When China celebrates its World War II “victory day” in a spectacular parade of military might Thursday, President Xi Jinping’s “true friends” will be there.
That includes Xi’s closest Korean friend. Not Kim Jong Un, the leader of North Korea, a country once described as being “as close as lips and teeth” with China.
No, it’s South Korean President Park Geun-hye who will be in attendance as 10,000 Chinese troops march through Tiananmen Square and fighter jets roar overhead, celebrating the Allies’ victory on the 70th anniversary of the end of World War II.
Kim Jong Un also didn’t attend the equivalent celebrations in May in Russia, North Korea’s other main ally, prompting speculation that the scion of a personality cult didn’t want to share the spotlight with other world leaders for his first overseas foray.
That same logic could apply in the case of China’s commemorations. Or, it could be the latest sign of the political chill between the neighbors.
The bonds between the countries weakened over the decades as China opened up and North Korea resolutely did not.

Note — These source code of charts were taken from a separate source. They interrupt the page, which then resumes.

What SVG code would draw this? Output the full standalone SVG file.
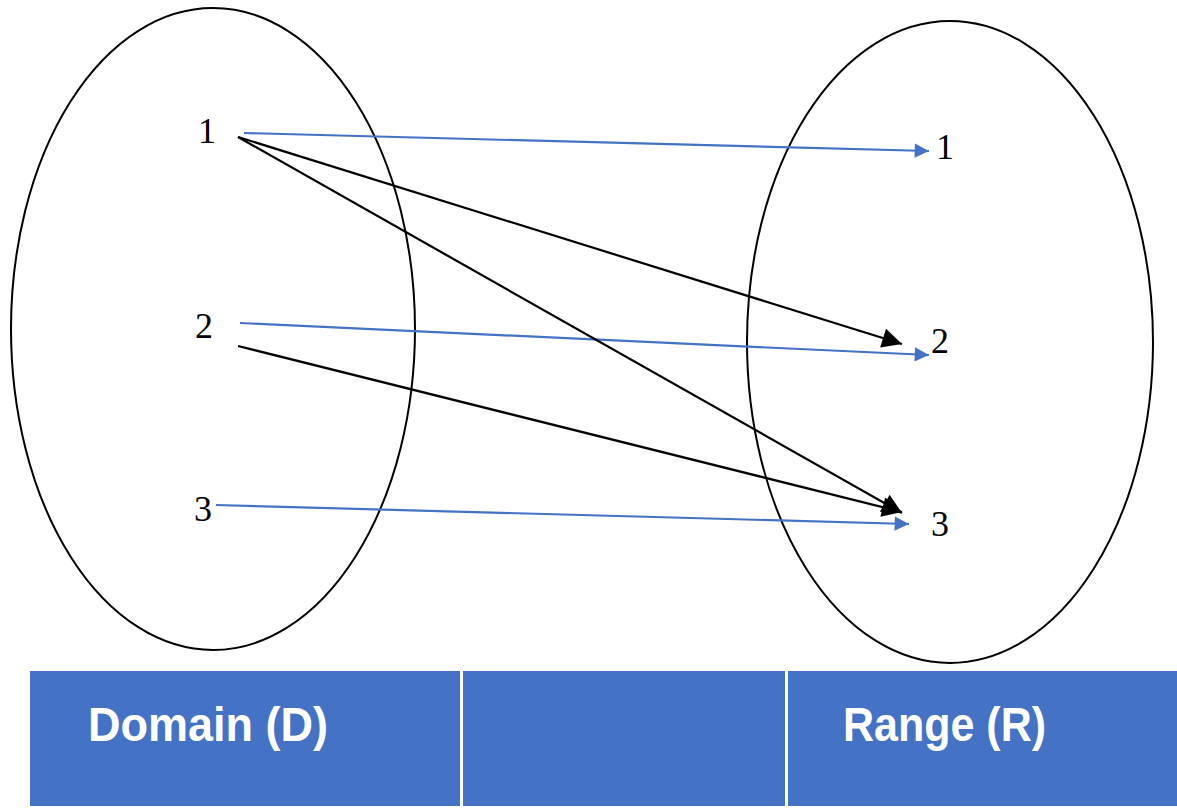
<svg xmlns="http://www.w3.org/2000/svg" width="1177" height="810" viewBox="0 0 1177 810">
<style>
.set{fill:none;stroke:#000;stroke-width:2}
.num{font-family:"Liberation Serif","Times New Roman",serif;font-size:36px;fill:#000}
.blue{stroke:#4472C4;stroke-width:2.2;fill:none}
.blk{stroke:#000;stroke-width:2.2;fill:none}
.cell{fill:#4472C4}
.hdr{font-family:"Liberation Sans",Arial,sans-serif;font-weight:bold;font-size:48px;fill:#fff}
</style>
<defs>
<marker id="ab" viewBox="0 0 10 10" refX="10" refY="5" markerWidth="7.5" markerHeight="6.5" markerUnits="strokeWidth" orient="auto">
<path d="M0,0 L10,5 L0,10 z" fill="#4472C4"/>
</marker>
<marker id="ak" viewBox="0 0 10 10" refX="10" refY="5" markerWidth="10" markerHeight="9" markerUnits="strokeWidth" orient="auto">
<path d="M0,0 L10,5 L0,10 z" fill="#000"/>
</marker>
</defs>
<g id="domain">
<ellipse class="set" cx="213" cy="329" rx="202" ry="321"/>
<text class="num" x="198" y="143">1</text>
<text class="num" x="195" y="338">2</text>
<text class="num" x="194" y="521">3</text>
</g>
<g id="range">
<ellipse class="set" cx="950" cy="342" rx="203" ry="321"/>
<text class="num" x="936" y="159">1</text>
<text class="num" x="931" y="353">2</text>
<text class="num" x="931" y="536">3</text>
</g>
<g id="connectors">
<line class="blue" x1="244" y1="133" x2="929" y2="151" marker-end="url(#ab)"/>
<line class="blue" x1="240" y1="323" x2="929" y2="355" marker-end="url(#ab)"/>
<line class="blue" x1="216" y1="505" x2="909" y2="524" marker-end="url(#ab)"/>
<line class="blk" x1="238" y1="137" x2="902" y2="344" marker-end="url(#ak)"/>
<line class="blk" x1="238" y1="137" x2="902" y2="513" marker-end="url(#ak)"/>
<line class="blk" x1="238" y1="346" x2="902" y2="512" marker-end="url(#ak)"/>
</g>
<g id="table">
<rect class="cell" x="30" y="671" width="430" height="135"/>
<rect class="cell" x="463" y="671" width="322" height="135"/>
<rect class="cell" x="788" y="671" width="389" height="135"/>
<text class="hdr" x="88" y="741" textLength="240" lengthAdjust="spacingAndGlyphs">Domain (D)</text>
<text class="hdr" x="843" y="741" textLength="203" lengthAdjust="spacingAndGlyphs">Range (R)</text>
</g>
</svg>
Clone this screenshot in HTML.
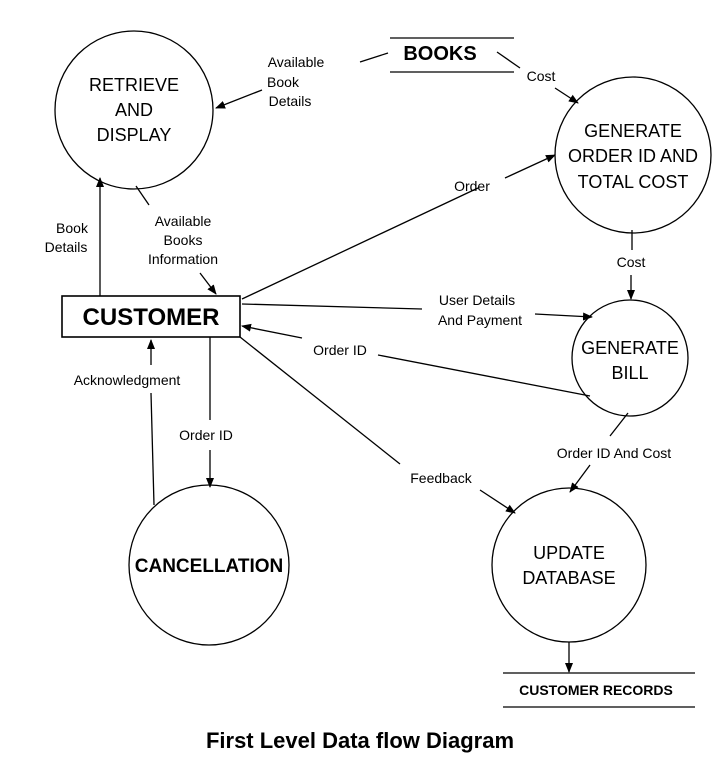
<!DOCTYPE html>
<html><head><meta charset="utf-8"><style>
body{margin:0;background:#fff}
svg{display:block}
text{font-family:"Liberation Sans",sans-serif;fill:#000}
.l{font-size:14px}
.c{font-size:18px}
</style></head><body>
<svg width="720" height="780" viewBox="0 0 720 780" xmlns="http://www.w3.org/2000/svg">
<defs><marker id="a" markerWidth="10" markerHeight="10" refX="9" refY="5" orient="auto" markerUnits="userSpaceOnUse"><path d="M0,1 L10,5 L0,9 z" fill="#000"/></marker></defs>
<g fill="none" stroke="#000" stroke-width="1.3">
<circle cx="134" cy="110" r="79"/>
<circle cx="633" cy="155" r="78"/>
<circle cx="630" cy="358" r="58"/>
<circle cx="209" cy="565" r="80"/>
<circle cx="569" cy="565" r="77"/>
<rect x="62" y="296" width="178" height="41" stroke-width="1.6"/>
<line x1="390" y1="38" x2="514" y2="38"/><line x1="390" y1="72" x2="514" y2="72"/>
<line x1="503" y1="673" x2="695" y2="673"/><line x1="503" y1="707" x2="695" y2="707"/>
<line x1="360" y1="62" x2="388" y2="53"/>
<line x1="262" y1="90" x2="216" y2="108" marker-end="url(#a)"/>
<line x1="497" y1="52" x2="520" y2="68"/>
<line x1="555" y1="88" x2="578" y2="103" marker-end="url(#a)"/>
<line x1="136" y1="186" x2="149" y2="205"/>
<line x1="200" y1="273" x2="216" y2="294" marker-end="url(#a)"/>
<line x1="100" y1="296" x2="100" y2="178" marker-end="url(#a)"/>
<line x1="242" y1="299" x2="478" y2="188"/>
<line x1="505" y1="178" x2="555" y2="155" marker-end="url(#a)"/>
<line x1="242" y1="304" x2="422" y2="309"/>
<line x1="535" y1="314" x2="592" y2="317" marker-end="url(#a)"/>
<line x1="590" y1="396" x2="378" y2="355"/>
<line x1="302" y1="338" x2="242" y2="326" marker-end="url(#a)"/>
<line x1="210" y1="337" x2="210" y2="420"/>
<line x1="210" y1="450" x2="210" y2="487" marker-end="url(#a)"/>
<line x1="154" y1="505" x2="151" y2="393"/>
<line x1="151" y1="365" x2="151" y2="340" marker-end="url(#a)"/>
<line x1="240" y1="337" x2="400" y2="464"/>
<line x1="480" y1="490" x2="515" y2="513" marker-end="url(#a)"/>
<line x1="632" y1="230" x2="632" y2="250"/>
<line x1="631" y1="275" x2="631" y2="299" marker-end="url(#a)"/>
<line x1="628" y1="413" x2="610" y2="436"/>
<line x1="590" y1="465" x2="570" y2="492" marker-end="url(#a)"/>
<line x1="569" y1="642" x2="569" y2="672" marker-end="url(#a)"/>
</g>
<g text-anchor="middle">
<text class="c" x="134" y="91">RETRIEVE</text>
<text class="c" x="134" y="116">AND</text>
<text class="c" x="134" y="141">DISPLAY</text>
<text class="c" x="633" y="137">GENERATE</text>
<text class="c" x="633" y="162">ORDER ID AND</text>
<text class="c" x="633" y="188">TOTAL COST</text>
<text class="c" x="630" y="354">GENERATE</text>
<text class="c" x="630" y="379">BILL</text>
<text class="c" x="569" y="559">UPDATE</text>
<text class="c" x="569" y="584">DATABASE</text>
<text x="209" y="572" font-size="19" font-weight="bold">CANCELLATION</text>
<text x="151" y="325" font-size="24" font-weight="bold">CUSTOMER</text>
<text x="440" y="60" font-size="20" font-weight="bold">BOOKS</text>
<text x="596" y="695" font-size="14" font-weight="bold">CUSTOMER RECORDS</text>
<text x="360" y="748" font-size="22" font-weight="bold">First Level Data flow Diagram</text>
<text class="l" x="296" y="67">Available</text>
<text class="l" x="283" y="87">Book</text>
<text class="l" x="290" y="106">Details</text>
<text class="l" x="541" y="81">Cost</text>
<text class="l" x="183" y="226">Available</text>
<text class="l" x="183" y="245">Books</text>
<text class="l" x="183" y="264">Information</text>
<text class="l" x="72" y="233">Book</text>
<text class="l" x="66" y="252">Details</text>
<text class="l" x="472" y="191">Order</text>
<text class="l" x="477" y="305">User Details</text>
<text class="l" x="480" y="325">And Payment</text>
<text class="l" x="340" y="355">Order ID</text>
<text class="l" x="127" y="385">Acknowledgment</text>
<text class="l" x="206" y="440">Order ID</text>
<text class="l" x="441" y="483">Feedback</text>
<text class="l" x="631" y="267">Cost</text>
<text class="l" x="614" y="458">Order ID And Cost</text>
</g>
</svg>
</body></html>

But the cracks turned into chasms at the last change of leadership, with Kim succeeding his father at the end of 2011 and Xi becoming the leader of China about a year later.
“In the past, North Korea was like a dog that we raised. China could just feed it some meat and it would behave and listen to us,” said a taxi driver here in Yanji who gave only his family name, Cui. “But now the dog has turned into a wolf and it bites. It doesn’t listen to China anymore. Meat won’t keep it under control.”